Written on Sunday, 24 July 2011 12:58
The question that will inevitably arise from Cadel Evans' magnificent effort across the 21 stages of the Tour de France these past three weeks is this: have we just witnessed Australia's greatest individual sporting performance?
As the Victorian crossed the line in Saturday's time trial, sweat dripping from his chin, face contorted in pain and red BMC uniform glistening in the weak Grenoble sunshine, our minds drifted to that question and the pantheon of all-time greats that Evans indisputably now joins.
In fact, and we offer this up as an argument that's yet to be fully tested in the BPL lab, what Evans has done over the past month eclipses anything we've seen before from an Australian in a sporting arena.

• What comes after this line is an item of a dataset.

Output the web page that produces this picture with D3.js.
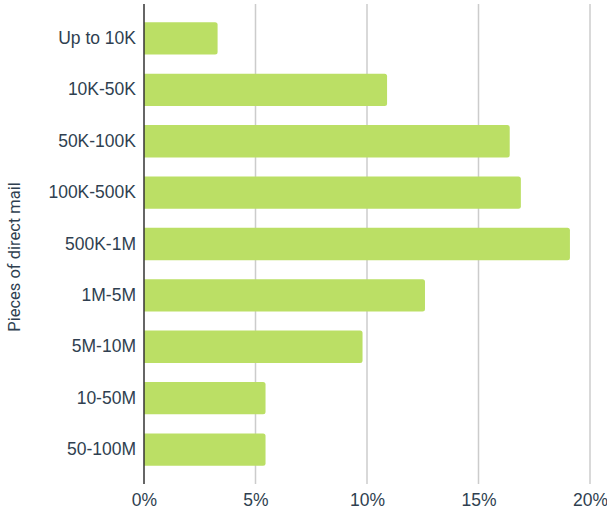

It's an exercise obviously fraught with difficulty - comparing performances from different sports and different eras - but if the criteria is confined to individual feats in truly global sports, then it's hard to go past the dimple-chinned Victorian.
For cycling clearly qualifies as a world-wide pursuit. Not necessarily in a professional sense, just that most people in the world learn to ride a bicycle at some stage and millions of them in cities from Shanghai to Stockholm rely on a bike to get around.
Have a look at the nationalities of the riders competing in this year's Tour. They come from virtually everywhere - from Colombia to Costa Rica, Norway to the Netherlands, Ukraine to the US and Australia to Estonia. (No, there wasn't an Asian team involved, but it is a fledgling professional sport in south-east Asia and pro outfits such as the Marco Polo Cycling Team will soon be making their mark.)
So cycling ticks that particular box, as does running and kicking a soccer ball around. I'd even accept an argument for boxing.
If you win the Olympic 100-metre sprint, you are rightly said to be the fastest man on the planet. If you win the Tour de France, you can rightly lay claim to be the best road cyclist in the world. And Mike Tyson was once widely accepted as being the baddest man on the planet.
The same boast can't be made by the pre-eminent exponents of skiing, surfing, shooting, sailing, cricket, tennis, golf or even swimming, because there are great swathes of the global population who not only don't participate in those sports - but wouldn't have the faintest idea what a sand wedge was used for, or ski stocks, or a batsman's 'protector'.
Don Bradman, Walter Lindrum, Rod Laver, Lauren Jackson, Ian Thorpe, Rod Laver, Layne Beachley, Mick Doohan, Heather McKay, Greg Norman, Luc Longley and many more besides might have racked up peerless performances in their chosen sports but - through no fault of their own - those sports did not have the mass global appeal of cycling. Squash and cricket weren't played much outside England and her realm, there's not much surfing done in mainland Europe and Scandinavia, or swimming in Africa, and when Rod Laver was winning the Grand Slam in 1962 and 1969 tennis hadn't really caught on in Asia, eastern Europe and Russia. Ditto Walter Lindrum: how many families in Africa and Asia had billiard tables in the 1920s?
That's not to demean their careers. It just means they can't be said to have excelled in a truly global sport. (While acknowledging that the world is a significantly smaller place now, and easier to access, and Australian sportsmen and women don't need to board a ship for the two-month trip to Europe to compete.)
Of Evans' rivals in the Australian pantheon, Cathy Freeman's gold medal run in the 400 metres at the Sydney Olympics and Herb Elliott's victory in the 1500m - the prince of track and field events - at Rome in 1960 would have their supporters. Mick Doohan - through his five straight 500cc motorcycle racing crowns in the 1980s - would undoubtedly score some votes, too. And many will feel Thorpe's domination of the pool through the late 1990s - culminating in his six gold medals at the 2001 world championhips - will deserve greater recognition.
But the thing is, Evans has conquered his Everest in a sport that is recognised just about everywhere. There are said to be 1.4 billion bicycles in the world. And none of the owners of those bikes could have covered the 3500 kilometres through France this month as quickly as the man from Victorian coastal town of Barwon Heads.
That makes him the greatest road cyclist in the world and, when the dust settles over the coming weeks and we get a chance to digest exactly what he's done, we might well be hailing his 2011 Tour de France triumph as the premier individual performance in Australia's long and storied sports history.